• DIRECTIONS:
Leave out the pictures and transcribe everything else exactly.

[Code that draws figures]
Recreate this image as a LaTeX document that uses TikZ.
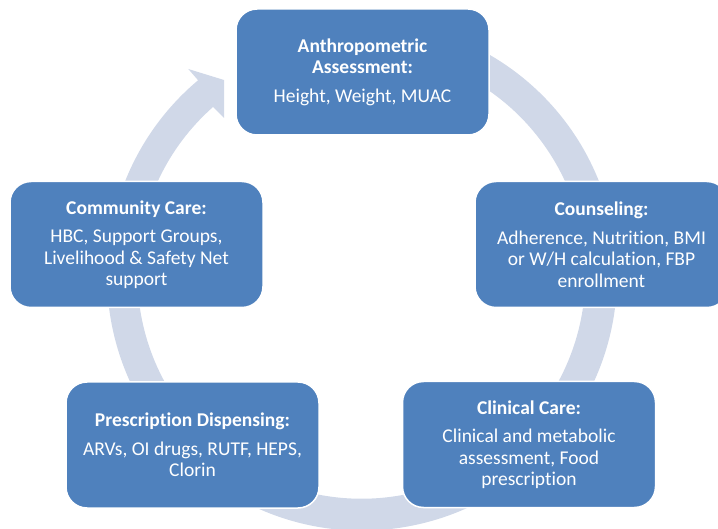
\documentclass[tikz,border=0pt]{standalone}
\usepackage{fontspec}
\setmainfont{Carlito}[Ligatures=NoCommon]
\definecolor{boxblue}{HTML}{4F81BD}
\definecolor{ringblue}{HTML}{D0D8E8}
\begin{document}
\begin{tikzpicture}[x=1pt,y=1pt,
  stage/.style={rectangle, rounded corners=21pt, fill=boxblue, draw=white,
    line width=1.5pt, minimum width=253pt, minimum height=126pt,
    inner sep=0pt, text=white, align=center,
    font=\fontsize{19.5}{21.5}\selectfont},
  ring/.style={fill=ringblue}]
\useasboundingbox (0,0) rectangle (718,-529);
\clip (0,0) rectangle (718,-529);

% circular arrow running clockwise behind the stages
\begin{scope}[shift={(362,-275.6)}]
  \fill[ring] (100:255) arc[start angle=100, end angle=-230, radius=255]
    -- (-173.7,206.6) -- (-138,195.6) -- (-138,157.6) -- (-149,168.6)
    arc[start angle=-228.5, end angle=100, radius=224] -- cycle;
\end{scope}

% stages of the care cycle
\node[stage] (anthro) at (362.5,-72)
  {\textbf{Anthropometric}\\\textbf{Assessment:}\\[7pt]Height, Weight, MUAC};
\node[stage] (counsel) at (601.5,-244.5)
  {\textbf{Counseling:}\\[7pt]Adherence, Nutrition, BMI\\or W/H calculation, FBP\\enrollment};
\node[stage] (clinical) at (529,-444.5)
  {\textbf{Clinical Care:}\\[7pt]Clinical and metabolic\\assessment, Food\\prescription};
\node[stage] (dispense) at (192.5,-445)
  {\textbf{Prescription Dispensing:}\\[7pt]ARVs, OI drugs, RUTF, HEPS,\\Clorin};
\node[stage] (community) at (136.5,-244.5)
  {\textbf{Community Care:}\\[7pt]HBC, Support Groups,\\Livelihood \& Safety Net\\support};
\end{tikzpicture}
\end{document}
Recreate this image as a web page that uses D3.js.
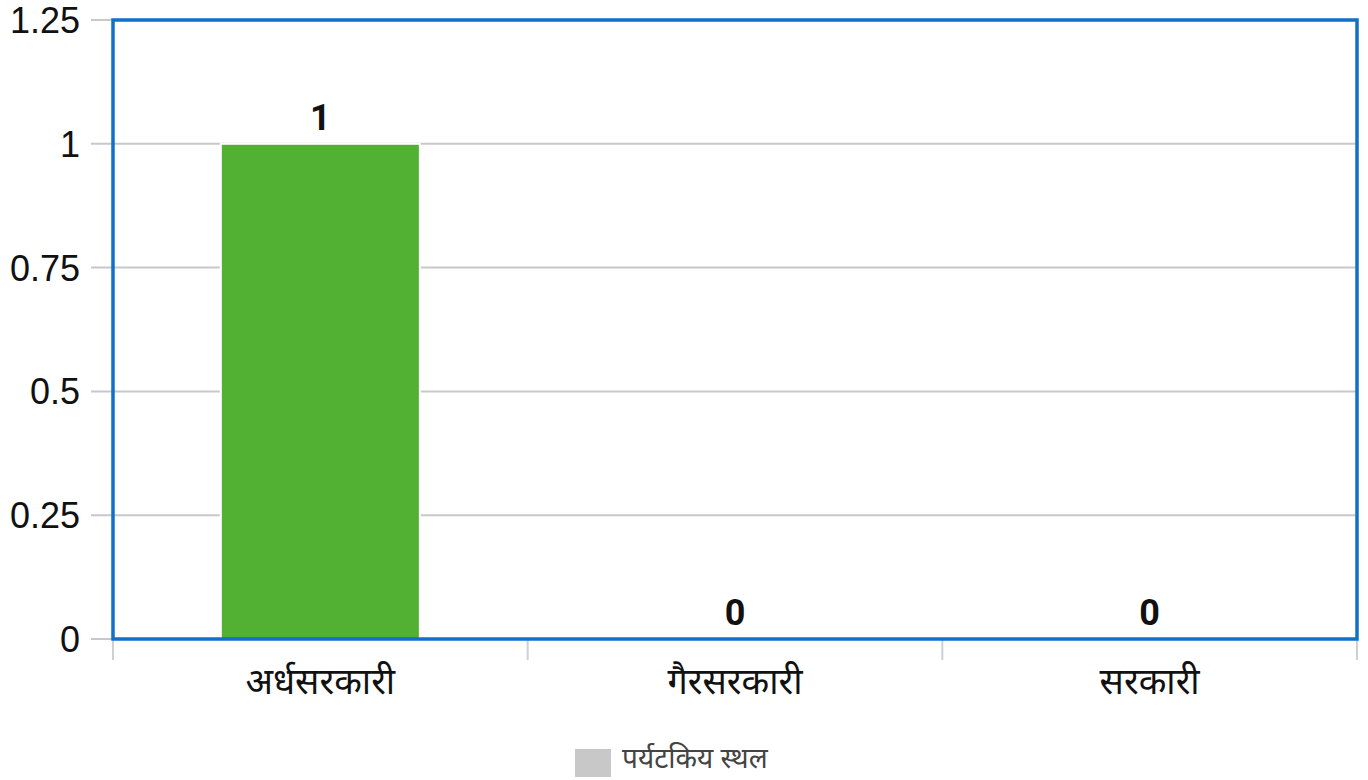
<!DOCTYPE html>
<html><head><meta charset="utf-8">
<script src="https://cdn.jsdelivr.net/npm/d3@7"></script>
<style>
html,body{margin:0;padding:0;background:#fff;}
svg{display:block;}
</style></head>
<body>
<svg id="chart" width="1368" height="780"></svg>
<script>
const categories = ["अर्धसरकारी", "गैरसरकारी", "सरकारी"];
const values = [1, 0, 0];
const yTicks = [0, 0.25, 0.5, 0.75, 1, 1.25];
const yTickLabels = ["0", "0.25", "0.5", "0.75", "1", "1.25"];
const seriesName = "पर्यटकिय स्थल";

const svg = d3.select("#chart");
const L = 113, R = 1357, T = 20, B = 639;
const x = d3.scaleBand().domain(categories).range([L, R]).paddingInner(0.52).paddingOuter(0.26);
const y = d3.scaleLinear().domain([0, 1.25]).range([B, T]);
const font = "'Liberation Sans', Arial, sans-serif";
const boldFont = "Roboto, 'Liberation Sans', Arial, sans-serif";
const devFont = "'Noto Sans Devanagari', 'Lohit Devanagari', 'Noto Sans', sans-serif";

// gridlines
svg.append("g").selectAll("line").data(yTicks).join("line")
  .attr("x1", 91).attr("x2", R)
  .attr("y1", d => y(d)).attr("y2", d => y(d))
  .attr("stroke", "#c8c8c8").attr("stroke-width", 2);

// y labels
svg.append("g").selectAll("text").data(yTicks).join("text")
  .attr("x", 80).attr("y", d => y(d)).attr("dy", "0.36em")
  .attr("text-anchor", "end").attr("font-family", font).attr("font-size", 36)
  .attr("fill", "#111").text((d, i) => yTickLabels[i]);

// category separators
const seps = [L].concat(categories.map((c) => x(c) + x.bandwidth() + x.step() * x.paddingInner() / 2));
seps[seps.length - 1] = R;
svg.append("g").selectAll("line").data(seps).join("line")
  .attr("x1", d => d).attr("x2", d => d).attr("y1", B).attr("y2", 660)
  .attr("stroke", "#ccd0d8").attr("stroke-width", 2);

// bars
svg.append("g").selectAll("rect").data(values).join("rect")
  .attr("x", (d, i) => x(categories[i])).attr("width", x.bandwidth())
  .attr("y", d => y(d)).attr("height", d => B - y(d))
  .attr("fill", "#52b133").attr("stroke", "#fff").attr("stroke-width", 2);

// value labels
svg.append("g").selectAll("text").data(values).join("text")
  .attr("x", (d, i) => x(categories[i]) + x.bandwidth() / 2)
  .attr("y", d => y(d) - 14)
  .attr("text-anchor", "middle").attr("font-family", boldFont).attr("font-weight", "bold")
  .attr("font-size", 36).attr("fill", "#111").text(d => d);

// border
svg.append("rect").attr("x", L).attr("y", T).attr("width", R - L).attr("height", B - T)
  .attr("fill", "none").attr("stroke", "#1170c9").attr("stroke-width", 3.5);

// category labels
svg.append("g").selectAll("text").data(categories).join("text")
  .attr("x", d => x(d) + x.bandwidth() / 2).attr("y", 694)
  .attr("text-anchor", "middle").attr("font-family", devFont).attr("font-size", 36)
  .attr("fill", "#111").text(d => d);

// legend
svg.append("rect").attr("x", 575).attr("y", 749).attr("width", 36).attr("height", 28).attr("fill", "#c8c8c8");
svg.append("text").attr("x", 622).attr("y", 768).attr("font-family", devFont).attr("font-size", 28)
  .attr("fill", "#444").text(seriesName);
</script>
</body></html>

• EXERCISE RESULT:
Recreate this image as a LaTeX document that uses TikZ.
\documentclass[tikz,border=0pt]{standalone}
\usepackage{fontspec}
\setmainfont{Carlito}[Ligatures=NoCommon]
\definecolor{boxblue}{HTML}{4F81BD}
\definecolor{ringblue}{HTML}{D0D8E8}
\begin{document}
\begin{tikzpicture}[x=1pt,y=1pt,
  stage/.style={rectangle, rounded corners=21pt, fill=boxblue, draw=white,
    line width=1.5pt, minimum width=253pt, minimum height=126pt,
    inner sep=0pt, text=white, align=center,
    font=\fontsize{19.5}{21.5}\selectfont},
  ring/.style={fill=ringblue}]
\useasboundingbox (0,0) rectangle (718,-529);
\clip (0,0) rectangle (718,-529);

% circular arrow running clockwise behind the stages
\begin{scope}[shift={(362,-275.6)}]
  \fill[ring] (100:255) arc[start angle=100, end angle=-230, radius=255]
    -- (-173.7,206.6) -- (-138,195.6) -- (-138,157.6) -- (-149,168.6)
    arc[start angle=-228.5, end angle=100, radius=224] -- cycle;
\end{scope}

% stages of the care cycle
\node[stage] (anthro) at (362.5,-72)
  {\textbf{Anthropometric}\\\textbf{Assessment:}\\[7pt]Height, Weight, MUAC};
\node[stage] (counsel) at (601.5,-244.5)
  {\textbf{Counseling:}\\[7pt]Adherence, Nutrition, BMI\\or W/H calculation, FBP\\enrollment};
\node[stage] (clinical) at (529,-444.5)
  {\textbf{Clinical Care:}\\[7pt]Clinical and metabolic\\assessment, Food\\prescription};
\node[stage] (dispense) at (192.5,-445)
  {\textbf{Prescription Dispensing:}\\[7pt]ARVs, OI drugs, RUTF, HEPS,\\Clorin};
\node[stage] (community) at (136.5,-244.5)
  {\textbf{Community Care:}\\[7pt]HBC, Support Groups,\\Livelihood \& Safety Net\\support};
\end{tikzpicture}
\end{document}
Recreate this image as a web page that uses D3.js.
<!DOCTYPE html>
<html><head><meta charset="utf-8">
<script src="https://cdn.jsdelivr.net/npm/d3@7"></script>
<style>
html,body{margin:0;padding:0;background:#fff;}
svg{display:block;}
</style></head>
<body>
<svg id="chart" width="1368" height="780"></svg>
<script>
const categories = ["अर्धसरकारी", "गैरसरकारी", "सरकारी"];
const values = [1, 0, 0];
const yTicks = [0, 0.25, 0.5, 0.75, 1, 1.25];
const yTickLabels = ["0", "0.25", "0.5", "0.75", "1", "1.25"];
const seriesName = "पर्यटकिय स्थल";

const svg = d3.select("#chart");
const L = 113, R = 1357, T = 20, B = 639;
const x = d3.scaleBand().domain(categories).range([L, R]).paddingInner(0.52).paddingOuter(0.26);
const y = d3.scaleLinear().domain([0, 1.25]).range([B, T]);
const font = "'Liberation Sans', Arial, sans-serif";
const boldFont = "Roboto, 'Liberation Sans', Arial, sans-serif";
const devFont = "'Noto Sans Devanagari', 'Lohit Devanagari', 'Noto Sans', sans-serif";

// gridlines
svg.append("g").selectAll("line").data(yTicks).join("line")
  .attr("x1", 91).attr("x2", R)
  .attr("y1", d => y(d)).attr("y2", d => y(d))
  .attr("stroke", "#c8c8c8").attr("stroke-width", 2);

// y labels
svg.append("g").selectAll("text").data(yTicks).join("text")
  .attr("x", 80).attr("y", d => y(d)).attr("dy", "0.36em")
  .attr("text-anchor", "end").attr("font-family", font).attr("font-size", 36)
  .attr("fill", "#111").text((d, i) => yTickLabels[i]);

// category separators
const seps = [L].concat(categories.map((c) => x(c) + x.bandwidth() + x.step() * x.paddingInner() / 2));
seps[seps.length - 1] = R;
svg.append("g").selectAll("line").data(seps).join("line")
  .attr("x1", d => d).attr("x2", d => d).attr("y1", B).attr("y2", 660)
  .attr("stroke", "#ccd0d8").attr("stroke-width", 2);

// bars
svg.append("g").selectAll("rect").data(values).join("rect")
  .attr("x", (d, i) => x(categories[i])).attr("width", x.bandwidth())
  .attr("y", d => y(d)).attr("height", d => B - y(d))
  .attr("fill", "#52b133").attr("stroke", "#fff").attr("stroke-width", 2);

// value labels
svg.append("g").selectAll("text").data(values).join("text")
  .attr("x", (d, i) => x(categories[i]) + x.bandwidth() / 2)
  .attr("y", d => y(d) - 14)
  .attr("text-anchor", "middle").attr("font-family", boldFont).attr("font-weight", "bold")
  .attr("font-size", 36).attr("fill", "#111").text(d => d);

// border
svg.append("rect").attr("x", L).attr("y", T).attr("width", R - L).attr("height", B - T)
  .attr("fill", "none").attr("stroke", "#1170c9").attr("stroke-width", 3.5);

// category labels
svg.append("g").selectAll("text").data(categories).join("text")
  .attr("x", d => x(d) + x.bandwidth() / 2).attr("y", 694)
  .attr("text-anchor", "middle").attr("font-family", devFont).attr("font-size", 36)
  .attr("fill", "#111").text(d => d);

// legend
svg.append("rect").attr("x", 575).attr("y", 749).attr("width", 36).attr("height", 28).attr("fill", "#c8c8c8");
svg.append("text").attr("x", 622).attr("y", 768).attr("font-family", devFont).attr("font-size", 28)
  .attr("fill", "#444").text(seriesName);
</script>
</body></html>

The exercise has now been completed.